Option 1: Open-Source Libraries
You can opt for one of the free tools. The OpenCV library, for instance, allows for implementation of facial recognition projects for free. However, keep in mind that OpenCV works well for facial detection, rather than for real-time facial recognition, and you will have to adapt it for facial recognition purposes. All you will need is a team of experienced developers and a great deal of time. In this case, the resulting product will be able to recognize faces that are well lit and that are against a plain background.
Option 2: Facial Recognition Software
Numerous services offer an API and SDK for facial recognition. We chose Kairos’ API due to its cost and simplicity. The engine gives developers all of the means required for learning and recognition. So, you don’t have to maintain an army of developers. Under certain conditions, it’s reasonable to opt for an SDK instead of an API. For instance, if your app has to recognize faces in offline mode or if you care about speed, then an SDK is a better choice. Luckily, most platform providers have both and supply clear documentation to help you make a sound decision.

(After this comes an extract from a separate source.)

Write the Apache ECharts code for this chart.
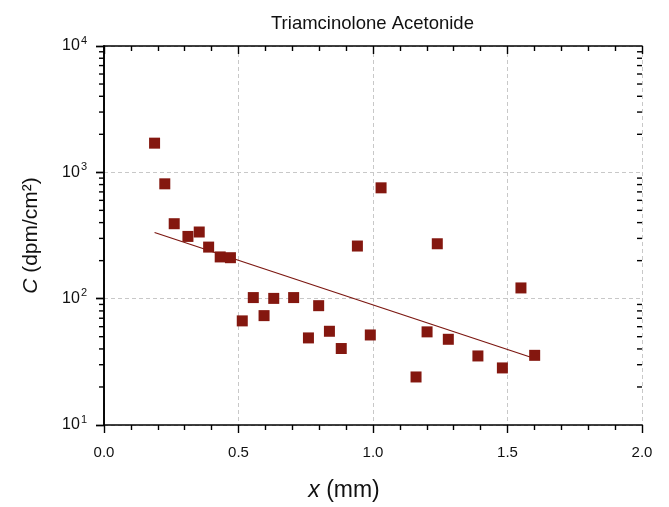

Despite all of the limitations of facial recognition, such as variations in posing, lighting and image quality, the technology is gaining in popularity and eventually will become a part of users’ everyday lives. The platforms that provide simple implementation of facial recognition technology use different algorithms and, therefore, can be used in various types of apps.
We’ve tried to show the experience we gained in our particular project. As you can see, the really simple idea of using facial recognition functionality was not that simple to implement. We faced some problems and tried to find solutions to make it work more efficiently. We hope our experience will be useful for you.